In Google Sheets, you could easily create permanent templates to automatically generate printed shopping lists for in-person shopping. Asana’s printing is quite inflexible, hard to read, and even buggy per a report I read in this forum, today.
As we‘ve made the decision not to use direct Google products for our company‘s processes, that is not an option for us unfortunately. We keep our entire office management in Asana, so I am really hoping for an Asana-based solution in this case.
However, your suggestion might well help others with the same issue
Here’s a suggestion, which is a variant of something we actually use weekly. I present it below using checkmarks, which you said you didn’t want but I think are easiest. But after I describe an alternative.
One-Time Setup
Make a project called “Shopping” (or similar name).
Add a dropdown custom field called Category with option values Food, Stationary, etc. (I think it’s more flexible to make this a custom field than to use Sections, but you could do that instead of you prefer).
Add a task for each shopping element. When done, multi-select each batch of them and assign the corresponding Category (or edit the project’s Section).
Sort (i.e., Group) the project by the Category custom field.
Set the View to All Tasks (not just Incomplete Tasks).
Save Layout as Default.
Select all tasks (shopping elements) and mark complete; they won’t disappear from view.
Regular Usage
Uncheck (mark incomplete) any shopping elements you need to buy.

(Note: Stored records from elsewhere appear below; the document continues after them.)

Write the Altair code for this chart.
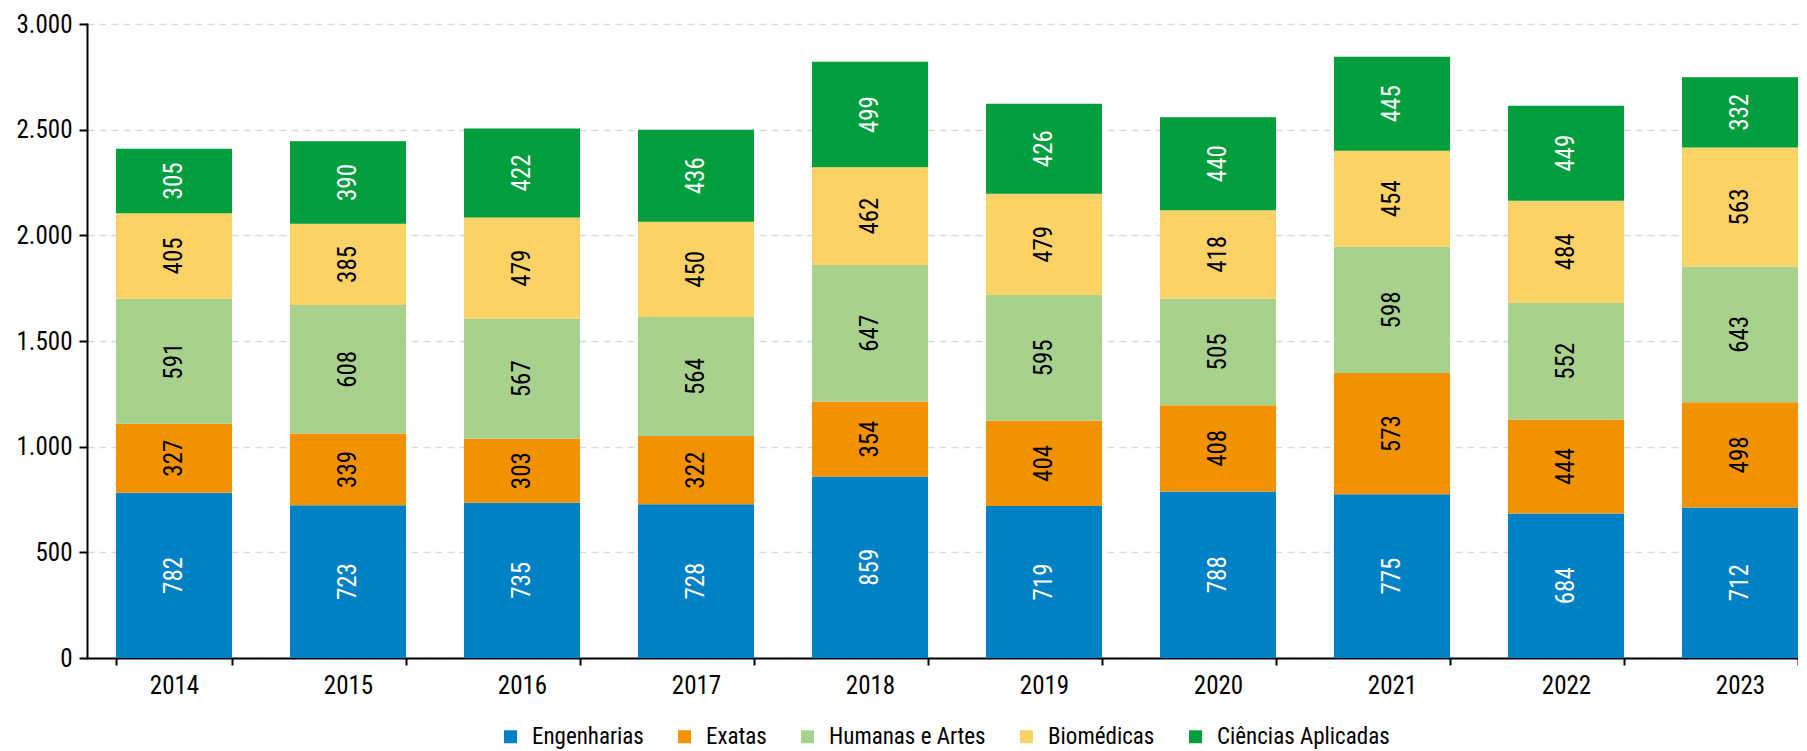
import altair as alt
import pandas as pd

years = ["2014", "2015", "2016", "2017", "2018", "2019", "2020", "2021", "2022", "2023"]
categories = ["Engenharias", "Exatas", "Humanas e Artes", "Biomédicas", "Ciências Aplicadas"]
colors = ["#0081c6", "#f39200", "#a9d18e", "#fbd266", "#009e3d"]
label_colors = ["white", "black", "black", "black", "white"]

engenharias = [782, 723, 735, 728, 859, 719, 788, 775, 684, 712]
exatas = [327, 339, 303, 322, 354, 404, 408, 573, 444, 498]
humanas = [591, 608, 567, 564, 647, 595, 505, 598, 552, 643]
biomedicas = [405, 385, 479, 450, 462, 479, 418, 454, 484, 563]
ciencias = [305, 390, 422, 436, 499, 426, 440, 445, 449, 332]

series = [engenharias, exatas, humanas, biomedicas, ciencias]
rows = []
for ci, (cat, vals) in enumerate(zip(categories, series)):
    for y, v in zip(years, vals):
        rows.append({"ano": y, "area": cat, "valor": v, "ordem": ci, "cor_txt": label_colors[ci]})
df = pd.DataFrame(rows)

FONT = "'Liberation Sans Narrow', 'Roboto Condensed', 'Arial Narrow', Roboto, sans-serif"
FS = 25
LFS = 23

base = alt.Chart(df).transform_stack(
    stack="valor", groupby=["ano"], as_=["y0", "y1"], sort=[alt.SortField("ordem", order="ascending")]
).transform_calculate(mid="(datum.y0 + datum.y1) / 2")

x_enc = alt.X("ano:N", title=None, sort=years,
              scale=alt.Scale(paddingInner=0.333, paddingOuter=0.1665),
              axis=alt.Axis(labelAngle=0, tickBand="extent", labelFont=FONT, labelFontSize=FS,
                            labelColor="black", domainColor="black", tickColor="black",
                            domainWidth=2, tickWidth=2, tickSize=7, labelPadding=8, grid=False))

bars = base.mark_bar().encode(
    x=x_enc,
    y=alt.Y("y0:Q", title=None, scale=alt.Scale(domain=[0, 3000]),
            axis=alt.Axis(values=[0, 500, 1000, 1500, 2000, 2500, 3000],
                          labelExpr="replace(format(datum.value, ','), ',', '.')",
                          labelFont=FONT, labelFontSize=FS, labelColor="black",
                          domainColor="black", tickColor="black", domainWidth=2, tickWidth=2,
                          tickSize=8, labelPadding=7,
                          grid=True, gridColor="#d9d9d9", gridDash=[7, 5], gridWidth=1.5)),
    y2="y1:Q",
    color=alt.Color("area:N", sort=categories,
                    scale=alt.Scale(domain=categories, range=colors),
                    legend=alt.Legend(orient="none", legendX=412, legendY=701,
                                      direction="horizontal", title=None,
                                      labelFont=FONT, labelFontSize=LFS, labelColor="black",
                                      labelLimit=0, symbolType="square", symbolSize=169,
                                      symbolStrokeWidth=0, columnPadding=29, labelOffset=10)),
)

labels = base.mark_text(angle=270, font=FONT, fontSize=FS, baseline="middle", align="center").encode(
    x=alt.X("ano:N", sort=years),
    y=alt.Y("mid:Q"),
    text=alt.Text("valor:Q"),
    color=alt.Color("cor_txt:N", scale=None),
)

chart = (bars + labels).properties(
    width=1740, height=634, padding={"left": 8, "top": 4, "right": -29, "bottom": 0}
).configure_view(stroke=None).configure_axis(domainCap="square")

chart.save("out.html", embed_options={"renderer": "svg", "actions": False})
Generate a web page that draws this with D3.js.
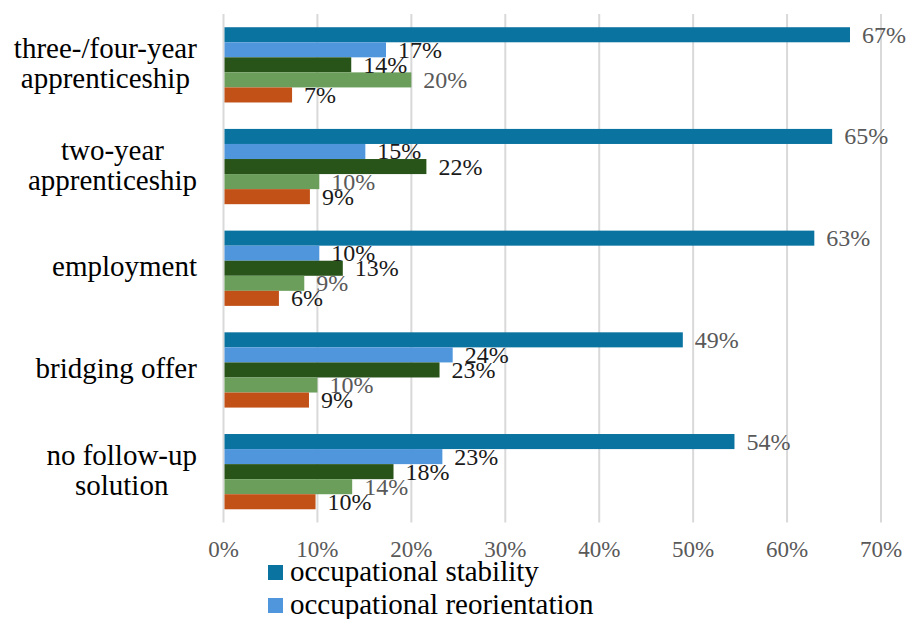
<!DOCTYPE html>
<html lang="en">
<head>
<meta charset="UTF-8">
<title>Occupational stability by follow-up solution</title>
<script src="https://cdn.jsdelivr.net/npm/d3@7"></script>
<style>
    body { margin: 0; background: #fff; font-family: "Liberation Serif", serif; }
</style>
</head>
<body>
<script>

    var categories = [
        ["three-/four-year", "apprenticeship"],
        ["two-year", "apprenticeship"],
        ["employment"],
        ["bridging offer"],
        ["no follow-up", "solution"]
    ];

    // one array per series, in category order (percent)
    var stability     = [66.7, 64.8, 62.9, 48.9, 54.4];
    var reorientation = [17.3, 15.1, 10.2, 24.4, 23.3];
    var series3       = [13.6, 21.6, 12.7, 23.0, 18.1];
    var series4       = [20.0, 10.2, 8.6, 10.0, 13.7];
    var series5       = [7.3, 9.2, 5.9, 9.1, 9.8];

    var seriesValues = [stability, reorientation, series3, series4, series5];
    var legendNames = ["occupational stability", "occupational reorientation"];
    var colors = ["#0b73a0", "#4f96dc", "#285419", "#6a9e5a", "#c25117"];
    var labelColors = ["#595959", "#1a1a1a", "#1a1a1a", "#595959", "#1a1a1a"];

    var xTicks = [0, 10, 20, 30, 40, 50, 60, 70];

    var width = 909, height = 619;
    var plot = {left: 223.5, right: 881, top: 14, bottom: 522.5};

    var svg = d3.select("body").append("svg")
            .attr("width", width)
            .attr("height", height)
            .attr("font-family", "Liberation Serif");

    svg.append("style")
            .text("text, tspan { font-family: 'Liberation Serif', 'Times New Roman', serif; }");

    var x = d3.scaleLinear()
            .domain([0, 70])
            .range([plot.left, plot.right]);

    var y = d3.scaleBand()
            .domain(d3.range(categories.length))
            .range([plot.top, plot.bottom])
            .paddingInner(0.26)
            .paddingOuter(0.13);

    var ySub = d3.scaleBand()
            .domain(d3.range(seriesValues.length))
            .range([0, y.bandwidth()]);

    //gridlines
    svg.append("g")
            .selectAll("line")
            .data(xTicks)
            .enter()
            .append("line")
            .attr("x1", function (d) { return x(d); })
            .attr("x2", function (d) { return x(d); })
            .attr("y1", plot.top)
            .attr("y2", plot.bottom)
            .attr("stroke", "#d9d9d9")
            .attr("stroke-width", 2);

    //tick labels
    svg.append("g")
            .selectAll("text")
            .data(xTicks)
            .enter()
            .append("text")
            .attr("x", function (d) { return x(d); })
            .attr("y", 557)
            .attr("text-anchor", "middle")
            .attr("font-size", 23)
            .attr("fill", "#595959")
            .text(function (d) { return d + "%"; });

    //category labels, centred lines in a right aligned block
    var catGroup = svg.append("g")
            .selectAll("text")
            .data(categories)
            .enter()
            .append("text")
            .attr("font-size", 29)
            .attr("fill", "#000");

    catGroup.each(function (lines, i) {
        var t = d3.select(this);
        var lineH = 30;
        var cy = y(i) + y.bandwidth() / 2;
        var y0 = cy - (lines.length - 1) * lineH / 2 + 8;
        t.selectAll("tspan")
                .data(lines)
                .enter()
                .append("tspan")
                .attr("x", 0)
                .attr("y", function (d, j) { return y0 + j * lineH; })
                .attr("text-anchor", "middle")
                .text(function (d) { return d; });
        var box = this.getBBox();
        t.selectAll("tspan").attr("x", 197 - box.width / 2);
    });

    //bars
    var groups = svg.append("g")
            .selectAll("g")
            .data(seriesValues)
            .enter()
            .append("g")
            .attr("fill", function (d, s) { return colors[s]; });

    groups.selectAll("rect")
            .data(function (d, s) { return d.map(function (v, i) { return {v: v, i: i, s: s}; }); })
            .enter()
            .append("rect")
            .attr("x", x(0) + 1)
            .attr("y", function (d) { return y(d.i) + ySub(d.s); })
            .attr("width", function (d) { return x(d.v) - x(0) - 1; })
            .attr("height", ySub.bandwidth());

    //value labels
    var labels = svg.append("g");
    seriesValues.forEach(function (vals, s) {
        labels.selectAll(null)
                .data(vals.map(function (v, i) { return {v: v, i: i}; }))
                .enter()
                .append("text")
                .attr("x", function (d) { return x(d.v) + 12; })
                .attr("y", function (d) { return y(d.i) + ySub(s) + ySub.bandwidth() / 2 + 8; })
                .attr("font-size", 24)
                .attr("fill", labelColors[s])
                .text(function (d) { return Math.round(d.v) + "%"; });
    });

    //legend
    var legend = svg.append("g")
            .selectAll("g")
            .data(legendNames)
            .enter()
            .append("g")
            .attr("transform", function (d, i) { return "translate(268," + (565 + i * 33) + ")"; });

    legend.append("rect")
            .attr("width", 15)
            .attr("height", 15)
            .attr("fill", function (d, i) { return colors[i]; });

    legend.append("text")
            .attr("x", 22)
            .attr("y", 16)
            .attr("font-size", 29)
            .attr("fill", "#000")
            .text(function (d) { return d; });

</script>
</body>
</html>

When ready to shop, temporarily change the view to Incomplete Tasks to focus on just shopping elements needed.
For each item purchased, mark complete again.
Alternative to markingComplete
If you’d rather not mark tasks complete, instead add another dropdown custom field called Purchase with a single option value: .
Change the Purchase to when needed, then reset to blank after purchase. To see the shopping list, temporarily sort (group) by Purchase.
@Brenda and @Stephanie_Oberg, Thanks! Also, an slight alternative to that pattern is to use text (and/or emoji if desired) for the option value instead of the check, like “Restock”. The check is clean but not as obvious w/o looking at the column heading/caption, whereas the text maximizes clarity and is standalone, though a little more cluttered. Choice!